Mr Hudson said: “It was not acceptable to rely on the advice of an earlier business. Therefore in my opinion Mentor is responsible for the advice.

“The fund selected in the Sipp was in in my opinion unsuitable for Mr T and I consider should not have been recommended to Mr T.”

In 2009 Mr T was told to transfer his existing pension plans into his Sipp by an advice business that ceased to be regulated on 16 December 2009.

When his advisers shut up shop, Mr T received notification Mentor would be his new financial adviser and the servicing of his Sipp was transferred to the company in March 2010.

Mr T signed the instruction forms for the investment into Stirling Mortimer No 9 UK Land fund in March 2010 Mentor was recorded as his financial adviser.

In 2015 Mr T complained to the Financial Services Compensation Scheme (FSCS) about the advice he received from the now defunct business to invest in the Stirling Mortimer No 9 UK Land fund.

But the FSCS concluded the investment took place after the business ceased advising Mr T so at the time of the investment it was Mentor and not the defunct firm acting as Mr T’s adviser.
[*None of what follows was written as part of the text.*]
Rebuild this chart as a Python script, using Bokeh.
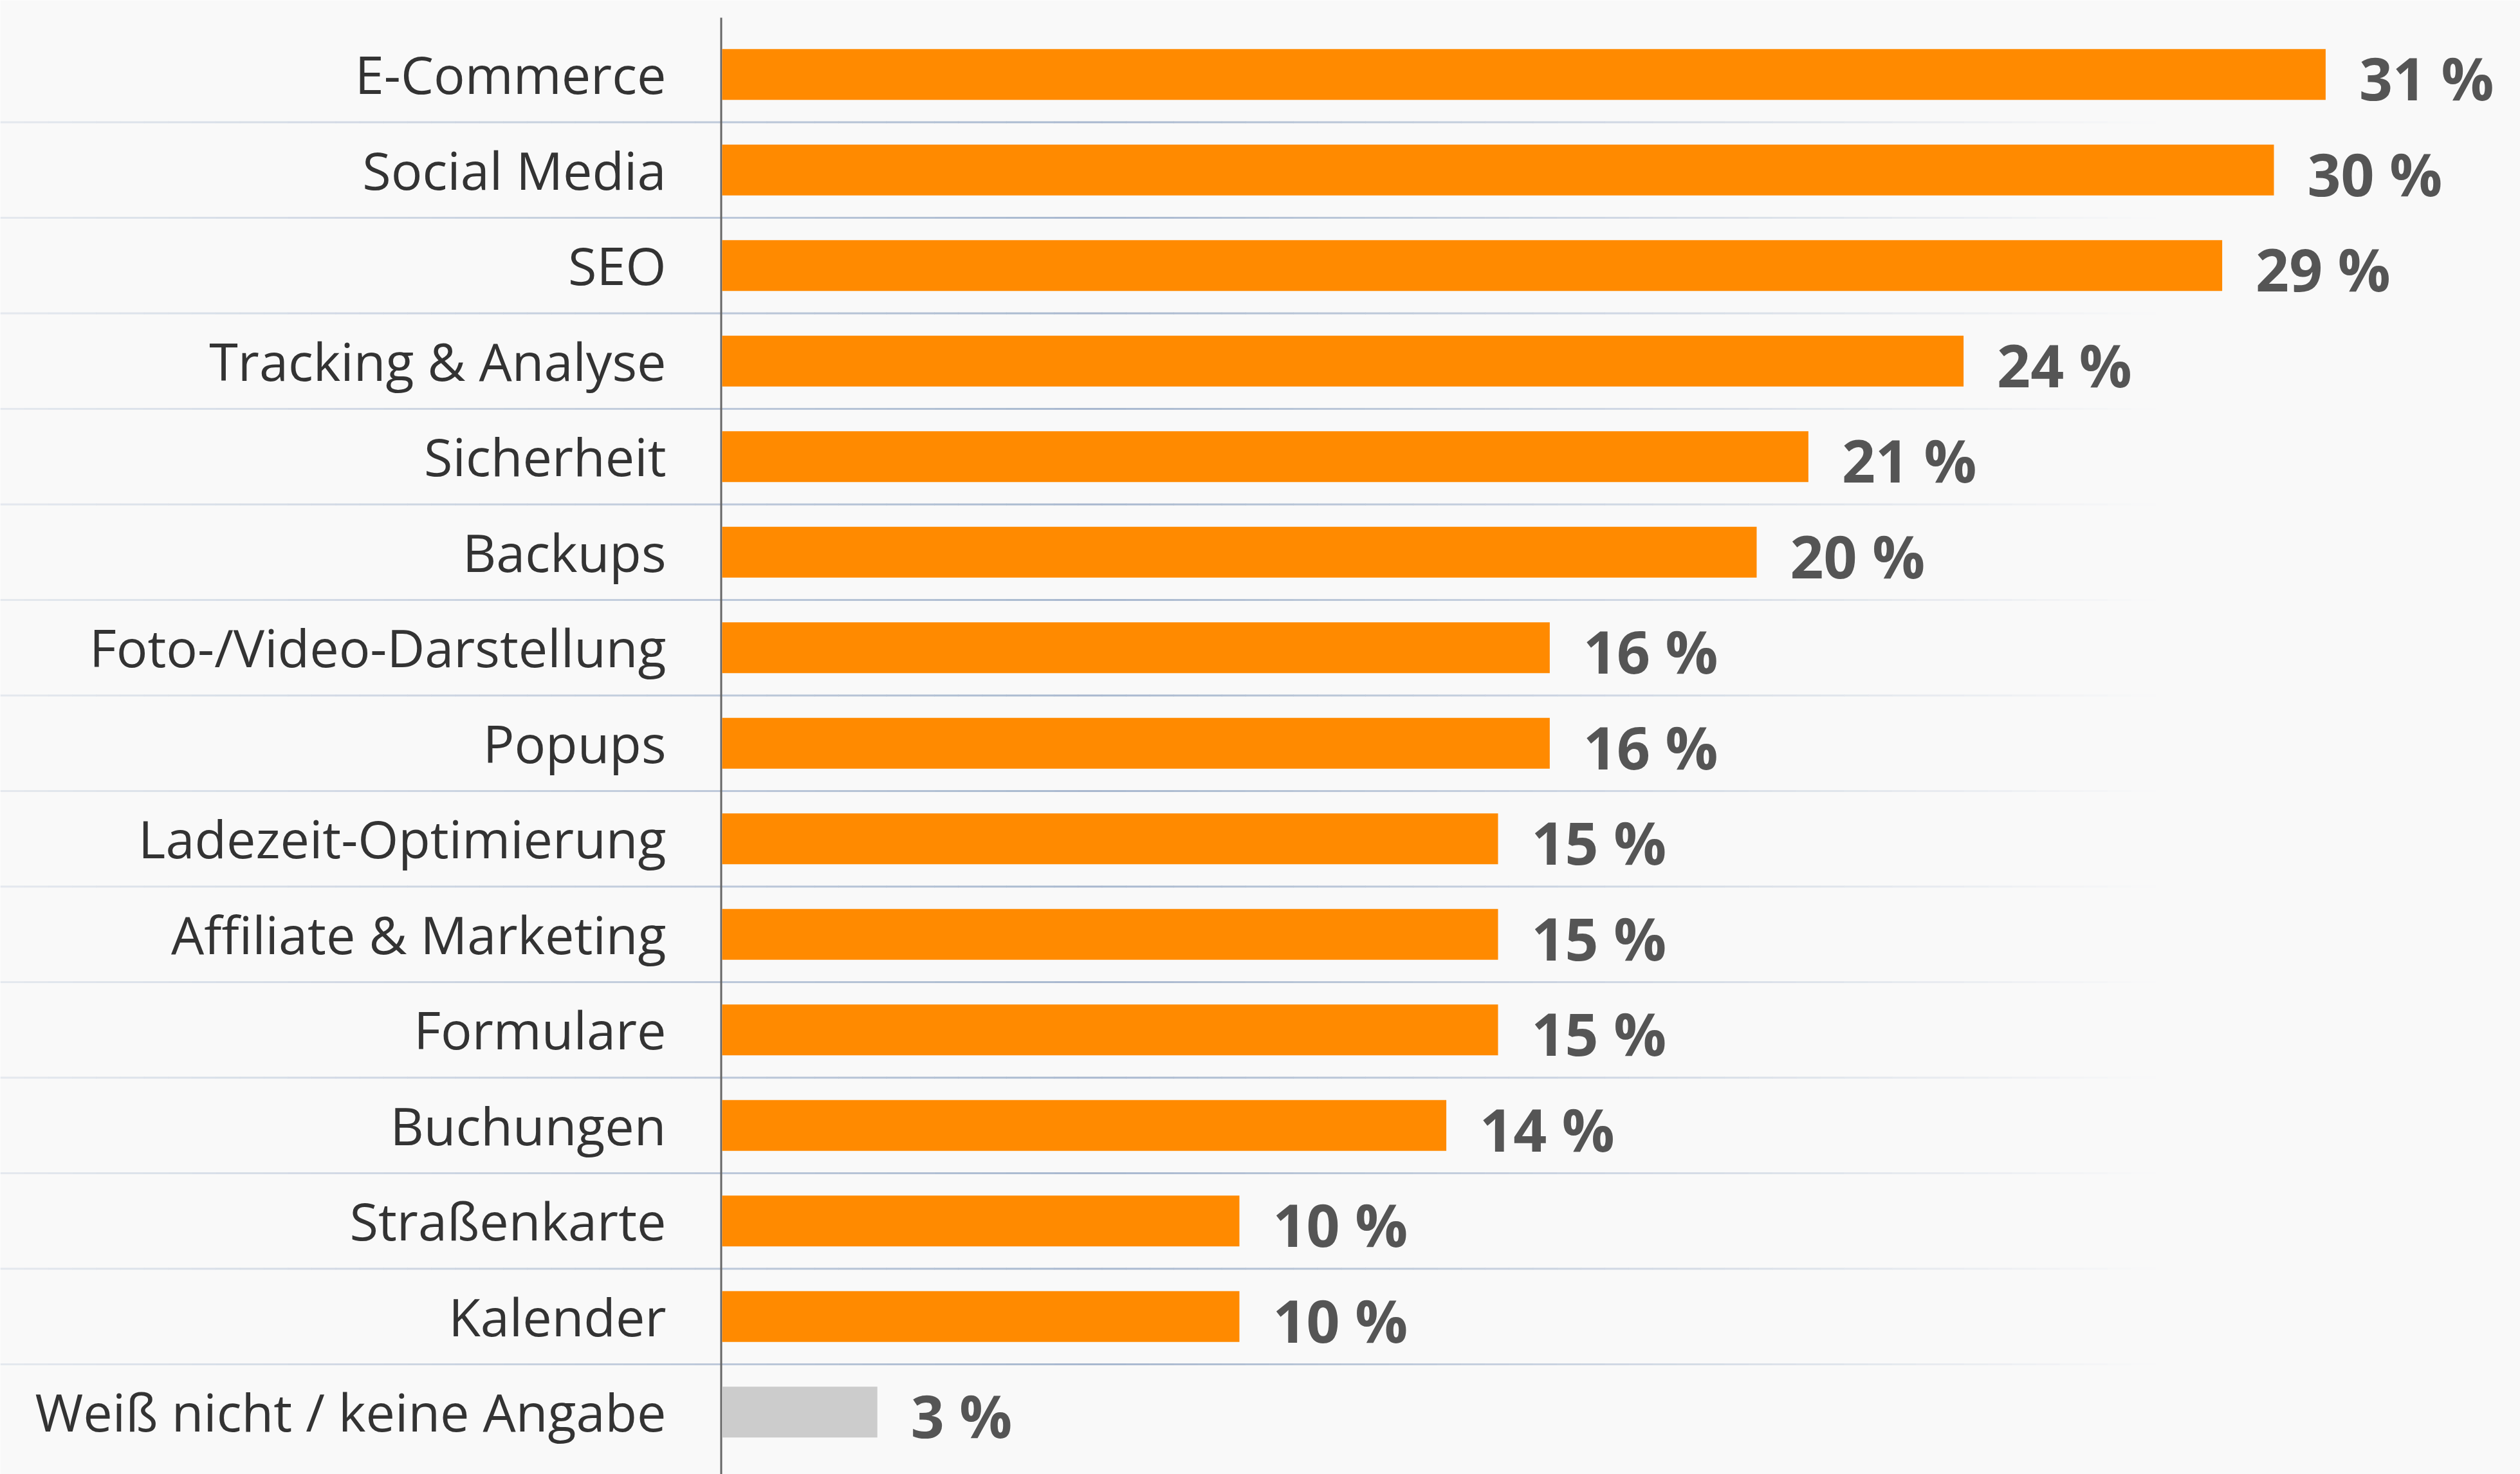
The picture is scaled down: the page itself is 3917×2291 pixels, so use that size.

As a result Mr T then complained to Mentor, which argued it was not responsible for the advice as it was acting a locum who just facilitated the previous pipeline business only.

A Fos adjudicator then considered the complaint.

The adjudicator replied to Mentor that the instructions on the Sipp application did not have investment instructions plus the letters sent to Mr T referred to Mentor as being advisers.

To compensate Mr T fairly, Mentor was told to compare the performance of Mr T’s investment with that of the benchmark and pay the difference between the fair value and the actual value of the investment.

Mentor should also pay interest plus £200 for loss to his pension fund.